* START Available data *

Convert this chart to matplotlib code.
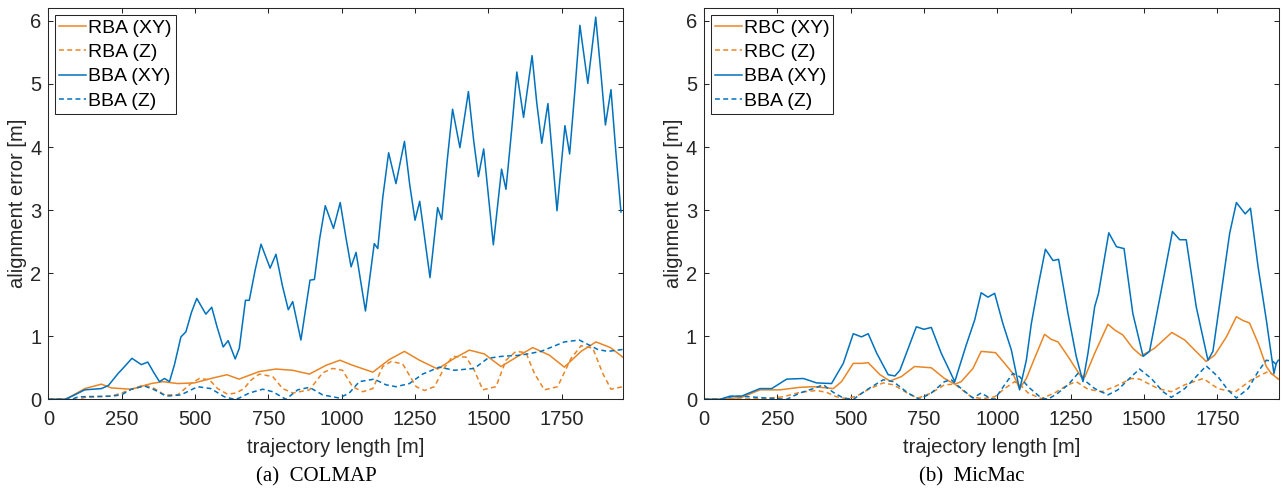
"""Alignment error along the trajectory: COLMAP vs MicMac."""

import matplotlib

matplotlib.use("Agg")

import matplotlib.pyplot as plt
import numpy as np

# (a) COLMAP
colmap_bba_xy_x = [0, 57, 90, 124, 181, 205, 238, 260, 285, 317, 339, 360, 379, 396, 413, 430, 452, 469, 488,
                   506, 537, 557, 575, 596, 613, 637, 651, 672, 685, 705, 725, 756, 776, 798, 818, 833, 861, 892,
                   907, 925, 944, 972, 995, 1015, 1032, 1049, 1081, 1111, 1123, 1140, 1160, 1185, 1214, 1232,
                   1250, 1266, 1301, 1327, 1341, 1360, 1378, 1403, 1432, 1450, 1466, 1484, 1517, 1545, 1560,
                   1580, 1597, 1620, 1649, 1665, 1682, 1703, 1734, 1761, 1777, 1795, 1812, 1839, 1866, 1885,
                   1899, 1918, 1935, 1952]
colmap_bba_xy_y = [0.0, 0.0, 0.07, 0.15, 0.17, 0.22, 0.41, 0.52, 0.65, 0.55, 0.59, 0.42, 0.28, 0.33, 0.28, 0.55,
                   0.99, 1.07, 1.38, 1.60, 1.35, 1.46, 1.15, 0.83, 0.93, 0.64, 0.81, 1.57, 1.57, 2.05, 2.46, 2.08,
                   2.30, 1.80, 1.42, 1.55, 0.94, 1.89, 1.90, 2.55, 3.07, 2.71, 3.12, 2.55, 2.10, 2.33, 1.40, 2.47,
                   2.39, 3.20, 3.91, 3.42, 4.09, 3.40, 2.84, 3.14, 1.93, 3.04, 2.85, 3.80, 4.60, 3.99, 4.88, 4.10,
                   3.53, 3.97, 2.45, 3.65, 3.33, 4.30, 5.19, 4.47, 5.45, 4.70, 4.06, 4.69, 2.99, 4.34, 3.89, 4.90,
                   5.93, 5.01, 6.06, 5.10, 4.35, 4.91, 3.90, 2.97]

colmap_rba_xy_x = [0, 60, 124, 181, 215, 283, 351, 390, 441, 498, 554, 609, 650, 719, 776, 833, 890, 947, 994,
                   1037, 1106, 1162, 1214, 1265, 1327, 1384, 1435, 1486, 1543, 1600, 1651, 1708, 1759, 1816,
                   1867, 1916, 1958]
colmap_rba_xy_y = [0.0, 0.0, 0.17, 0.24, 0.18, 0.16, 0.25, 0.28, 0.25, 0.26, 0.33, 0.39, 0.32, 0.44, 0.48, 0.46,
                   0.40, 0.54, 0.62, 0.54, 0.43, 0.63, 0.76, 0.62, 0.48, 0.65, 0.78, 0.72, 0.52, 0.68, 0.82, 0.70,
                   0.51, 0.76, 0.91, 0.82, 0.67]

colmap_rba_z_x = [0, 100, 124, 215, 250, 283, 328, 362, 396, 441, 486, 515, 549, 577, 611, 640, 667, 690, 719,
                  765, 799, 833, 890, 935, 969, 1003, 1037, 1072, 1106, 1140, 1169, 1208, 1254, 1282, 1316,
                  1350, 1378, 1424, 1452, 1481, 1526, 1560, 1594, 1628, 1657, 1691, 1736, 1782, 1816, 1856,
                  1890, 1918, 1958]
colmap_rba_z_y = [0.0, 0.0, 0.03, 0.05, 0.10, 0.16, 0.23, 0.17, 0.07, 0.07, 0.25, 0.33, 0.31, 0.17, 0.08, 0.10,
                  0.17, 0.30, 0.40, 0.36, 0.17, 0.10, 0.15, 0.42, 0.49, 0.46, 0.20, 0.12, 0.17, 0.52, 0.60, 0.56,
                  0.20, 0.14, 0.20, 0.50, 0.68, 0.67, 0.46, 0.15, 0.20, 0.62, 0.76, 0.74, 0.41, 0.15, 0.20, 0.65,
                  0.85, 0.81, 0.41, 0.16, 0.20]

colmap_bba_z_x = [0, 80, 102, 215, 249, 283, 328, 362, 402, 452, 509, 554, 600, 634, 651, 685, 731, 765, 810,
                  850, 890, 935, 992, 1026, 1060, 1111, 1151, 1185, 1231, 1276, 1333, 1384, 1452, 1498, 1543,
                  1611, 1680, 1759, 1810, 1873, 1907, 1958]
colmap_bba_z_y = [0.0, 0.0, 0.04, 0.05, 0.07, 0.16, 0.21, 0.15, 0.05, 0.07, 0.20, 0.17, 0.04, 0.0, 0.02, 0.10,
                  0.16, 0.12, 0.0, 0.15, 0.19, 0.07, 0.02, 0.10, 0.28, 0.32, 0.23, 0.20, 0.25, 0.40, 0.51, 0.46,
                  0.49, 0.65, 0.68, 0.70, 0.76, 0.91, 0.94, 0.79, 0.76, 0.79]

# (b) MicMac
micmac_bba_xy_x = [0, 55, 89, 128, 191, 231, 282, 339, 384, 435, 475, 509, 537, 560, 589, 628, 651, 668, 690,
                   724, 750, 775, 809, 855, 894, 923, 945, 968, 991, 1019, 1048, 1076, 1099, 1116, 1139, 1164,
                   1190, 1209, 1241, 1269, 1292, 1309, 1332, 1345, 1380, 1406, 1432, 1462, 1497, 1519, 1559,
                   1597, 1622, 1644, 1678, 1718, 1735, 1764, 1792, 1815, 1845, 1863, 1889, 1917, 1943, 1951,
                   1958]
micmac_bba_xy_y = [0.0, 0.0, 0.05, 0.05, 0.17, 0.17, 0.32, 0.33, 0.26, 0.25, 0.57, 1.04, 0.99, 1.04, 0.73, 0.39,
                   0.37, 0.46, 0.73, 1.15, 1.11, 1.14, 0.73, 0.28, 0.86, 1.26, 1.69, 1.62, 1.68, 1.20, 0.78, 0.15,
                   0.62, 1.20, 1.79, 2.38, 2.20, 2.22, 1.36, 0.68, 0.28, 0.73, 1.47, 1.68, 2.64, 2.42, 2.39, 1.36,
                   0.68, 0.76, 1.73, 2.66, 2.53, 2.53, 1.47, 0.62, 0.76, 1.71, 2.63, 3.12, 2.94, 3.03, 2.10, 1.26,
                   0.41, 0.57, 0.62]

micmac_rbc_xy_x = [0, 55, 128, 191, 259, 327, 373, 441, 469, 509, 537, 560, 600, 634, 673, 718, 775, 820, 855,
                   877, 917, 945, 994, 1025, 1053, 1076, 1099, 1127, 1161, 1184, 1207, 1241, 1281, 1298, 1332,
                   1377, 1400, 1428, 1462, 1491, 1536, 1595, 1639, 1673, 1712, 1741, 1781, 1815, 1837, 1860,
                   1889, 1917, 1934, 1958]
micmac_rbc_xy_y = [0.0, 0.0, 0.03, 0.15, 0.15, 0.19, 0.20, 0.17, 0.28, 0.57, 0.57, 0.58, 0.39, 0.29, 0.36, 0.52,
                   0.50, 0.33, 0.24, 0.28, 0.49, 0.76, 0.74, 0.57, 0.41, 0.17, 0.33, 0.65, 1.03, 0.95, 0.91, 0.68,
                   0.39, 0.35, 0.73, 1.19, 1.10, 1.02, 0.81, 0.69, 0.81, 1.06, 0.94, 0.78, 0.60, 0.70, 0.99, 1.31,
                   1.25, 1.21, 0.89, 0.52, 0.41, 0.32]

micmac_rbc_z_x = [0, 55, 200, 270, 327, 384, 418, 452, 486, 520, 566, 611, 645, 668, 700, 730, 775, 820, 855,
                  880, 911, 951, 991, 1025, 1059, 1080, 1105, 1150, 1195, 1241, 1269, 1309, 1355, 1400, 1457,
                  1485, 1548, 1593, 1639, 1702, 1752, 1809, 1866, 1923, 1951, 1958]
micmac_rbc_z_y = [0.0, 0.0, 0.01, 0.04, 0.11, 0.14, 0.11, 0.04, 0.01, 0.05, 0.17, 0.26, 0.23, 0.17, 0.08, 0.02,
                  0.10, 0.23, 0.24, 0.15, 0.04, 0.01, 0.04, 0.17, 0.28, 0.22, 0.10, 0.01, 0.10, 0.23, 0.28, 0.16,
                  0.12, 0.20, 0.33, 0.32, 0.17, 0.12, 0.23, 0.33, 0.17, 0.11, 0.31, 0.44, 0.36, 0.32]

micmac_bba_z_x = [0, 60, 100, 157, 214, 282, 327, 373, 407, 441, 475, 509, 555, 611, 645, 668, 695, 735, 775,
                  820, 843, 877, 917, 945, 974, 991, 1025, 1053, 1076, 1105, 1150, 1173, 1207, 1241, 1275, 1303,
                  1332, 1377, 1411, 1457, 1485, 1525, 1565, 1593, 1639, 1684, 1712, 1752, 1786, 1815, 1855,
                  1889, 1917, 1940, 1958]
micmac_bba_z_y = [0.0, 0.0, 0.05, 0.04, 0.02, 0.0, 0.10, 0.17, 0.23, 0.11, 0.02, 0.0, 0.15, 0.31, 0.28, 0.20,
                  0.10, 0.0, 0.10, 0.28, 0.31, 0.17, 0.02, 0.10, 0.02, 0.0, 0.23, 0.41, 0.36, 0.20, 0.02, 0.0,
                  0.10, 0.23, 0.41, 0.28, 0.17, 0.07, 0.15, 0.36, 0.48, 0.33, 0.12, 0.03, 0.17, 0.39, 0.53, 0.36,
                  0.15, 0.02, 0.17, 0.44, 0.62, 0.60, 0.52]

x_ticks = [0, 250, 500, 750, 1000, 1250, 1500, 1750]
y_ticks = [0, 1, 2, 3, 4, 5, 6]

BLUE = "#0072BD"
ORANGE = "#E98524"
AX_COLOR = "#262626"
DASH = (0, (3.2, 2.2))
FS = 14.5
LEGEND_FS = 14


def style_axes(ax):
    ax.set_xlim(0, 1960)
    ax.set_ylim(0, 6.2)
    ax.set_xticks(x_ticks)
    ax.set_yticks(y_ticks)
    ax.tick_params(direction="in", length=3.5, width=0.75, top=True, right=True,
                   colors=AX_COLOR, labelsize=FS)
    ax.tick_params(axis="x", pad=8)
    ax.tick_params(axis="y", pad=5)
    for spine in ax.spines.values():
        spine.set_color(AX_COLOR)
        spine.set_linewidth(0.75)
    ax.set_xlabel("trajectory length [m]", fontsize=FS, color=AX_COLOR, labelpad=6)
    ax.set_ylabel("alignment error [m]", fontsize=FS, color=AX_COLOR, labelpad=2)


def add_legend(ax):
    leg = ax.legend(loc="upper left", fontsize=LEGEND_FS, frameon=True, fancybox=False, framealpha=1,
                    edgecolor=AX_COLOR, borderaxespad=0.35, borderpad=0.2, labelspacing=0.35,
                    handlelength=1.4, handletextpad=0.1)
    leg.get_frame().set_linewidth(0.75)


def main() -> None:
    plt.rcParams["font.family"] = ["Liberation Sans", "DejaVu Sans"]
    plt.rcParams["lines.solid_joinstyle"] = "round"
    plt.rcParams["lines.dash_joinstyle"] = "round"
    fig = plt.figure(figsize=(12.82, 4.92), dpi=100)
    ax_a = fig.add_axes([0.0377, 0.1884, 0.4485, 0.7947])
    ax_b = fig.add_axes([0.5491, 0.1884, 0.4485, 0.7947])

    ax_a.plot(colmap_rba_xy_x, colmap_rba_xy_y, color=ORANGE, lw=1.1, label="RBA (XY)")
    ax_a.plot(colmap_rba_z_x, colmap_rba_z_y, color=ORANGE, lw=1.1, ls=DASH, label="RBA (Z)")
    ax_a.plot(colmap_bba_xy_x, colmap_bba_xy_y, color=BLUE, lw=1.1, label="BBA (XY)")
    ax_a.plot(colmap_bba_z_x, colmap_bba_z_y, color=BLUE, lw=1.1, ls=DASH, label="BBA (Z)")

    ax_b.plot(micmac_rbc_xy_x, micmac_rbc_xy_y, color=ORANGE, lw=1.1, label="RBC (XY)")
    ax_b.plot(micmac_rbc_z_x, micmac_rbc_z_y, color=ORANGE, lw=1.1, ls=DASH, label="RBC (Z)")
    ax_b.plot(micmac_bba_xy_x, micmac_bba_xy_y, color=BLUE, lw=1.1, label="BBA (XY)")
    ax_b.plot(micmac_bba_z_x, micmac_bba_z_y, color=BLUE, lw=1.1, ls=DASH, label="BBA (Z)")

    for ax in (ax_a, ax_b):
        style_axes(ax)
        add_legend(ax)

    fig.text(316 / 1282, 1 - 477 / 492, "(a)  COLMAP", ha="center", va="center",
             family="Liberation Serif", fontsize=15)
    fig.text(972 / 1282, 1 - 477 / 492, "(b)  MicMac", ha="center", va="center",
             family="Liberation Serif", fontsize=15)

    fig.savefig("out.png", dpi=100, facecolor="white")
    plt.close(fig)


if __name__ == "__main__":
    main()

* END Available data *

_Aim_
Skip every picture and return the lines above from the top through the one that contains "import numpy as np".

_Complete response_
Convert this chart to matplotlib code.
"""Alignment error along the trajectory: COLMAP vs MicMac."""

import matplotlib

matplotlib.use("Agg")

import matplotlib.pyplot as plt
import numpy as np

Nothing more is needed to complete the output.